Plastic Bag Doormat (Work in Progress)

Sometimes, projects take longer than I expect.

For example, this is a doormat I've been working on made out of plastic bags. The first night I worked on it, I got is about 1/3 of the way finished. The next time I touched it I hardly made a difference. It's still sitting on the floor of my bedroom, staring at me. Mocking me with it's little plastic bag voice "Feeling lazy Sheila? We'll wait." Joke is on you, mean doormat, I'm going to post about you anyway.

This project is not at all difficult, but it is time consuming. When it's finished, we will have an easy to clean, waterproof doormat on our front porch. And it was freeeeeeeee.

You will need

-Plastic bags, I used around 60. 
-Thick needle and thread

*60 sounds like a lot of bags but we had that lying around the apartment easily.  It's especially easy if you don't care if your bags are all the same color. Clearly, I don't. It's also helpful to have a roommate who supports your recycling hoarding habits. 

Start by cutting your bags into strips. For this project,  it's best to cut a few bags at a time and go back in sections. It's easy for the plastic to become tangled or unruly if you try to do too much at once. To cut the bag, flatten the sides in and remove the thin strip with the bottom seam and the handles. Cut the rest of the bag down the center long-wise to create 2 long circled strips. 
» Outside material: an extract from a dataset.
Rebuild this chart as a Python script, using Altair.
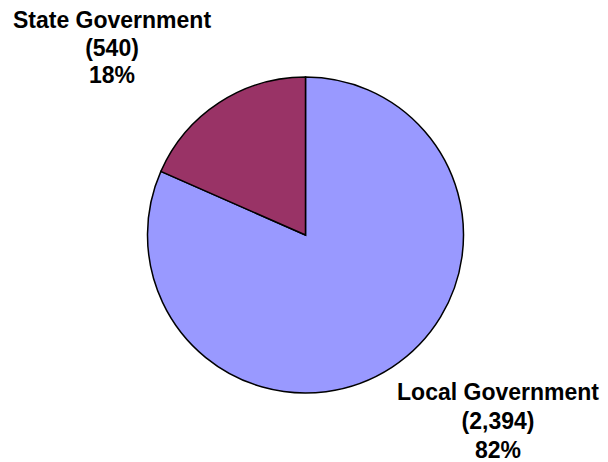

 Loop the circles together and tighten. 

The best compromise as far as tangle-free and not stopping every 5 minutes to cut more bags was to cut 3 bags and loop them all together at a time, for a "strand" that was 6 loops long. You will need 3 of these strands at a time; 9 bags for each section of braid. Start the braid by tying the ends together with a rubberband. 

It's easiest to braid if you have something to pull against, so I used the rubberband to attach the ends to the top of a chair. A door knob would work well too. An even, medium tension braid looked the best.

When you reach the ends of the strands, loop together a few more bags and add them to the end. I used about 20 bags in each strand for a total of 60 bags. I also moved the knot on my chair as I added bags so I didn't have to keep walking backwards around the apartment. Coiling the braided bags as you go makes it easier to see how much more you will need.

Once you've finished the braiding, you're ready for the tedious part: sewing. The bag cutting and braiding goes pretty quickly. It took maybe 2 hours (or the length of "You've Got Mail") from cutting the first bag to finishing the braid. The sewing is what is taking me forever. If you don't want to put it outside, you can probably get away with hot gluing it. But no cutting corners here!

I wanted my braid to lie flat so it would be a little wider and more flexible. I removed the rubber band from the end and started sewing by running a few quick stitches at the end to keep it held together. Working from the center around, the best way to keep stitches relatively unnoticeable is to run your needle between the strands (center to center) instead of through the plastic. It also requires less effort. Phew! 

Can you see the stitches? Granted, they're only in a few inches in the center so far...

Maybe now that the internet world knows about it, I'll be more motivated to finish. Especially since it will look so cute with all of Amanda's plants on the porch. I promise to give an update of the finished project.

Do you have the patience for a project like this? Or would you have to put it down and come back from time to time, like me? I'd love to know.



  1. Clever and free are always a good combination. Now get to work on finishing it the internet world is counting on you!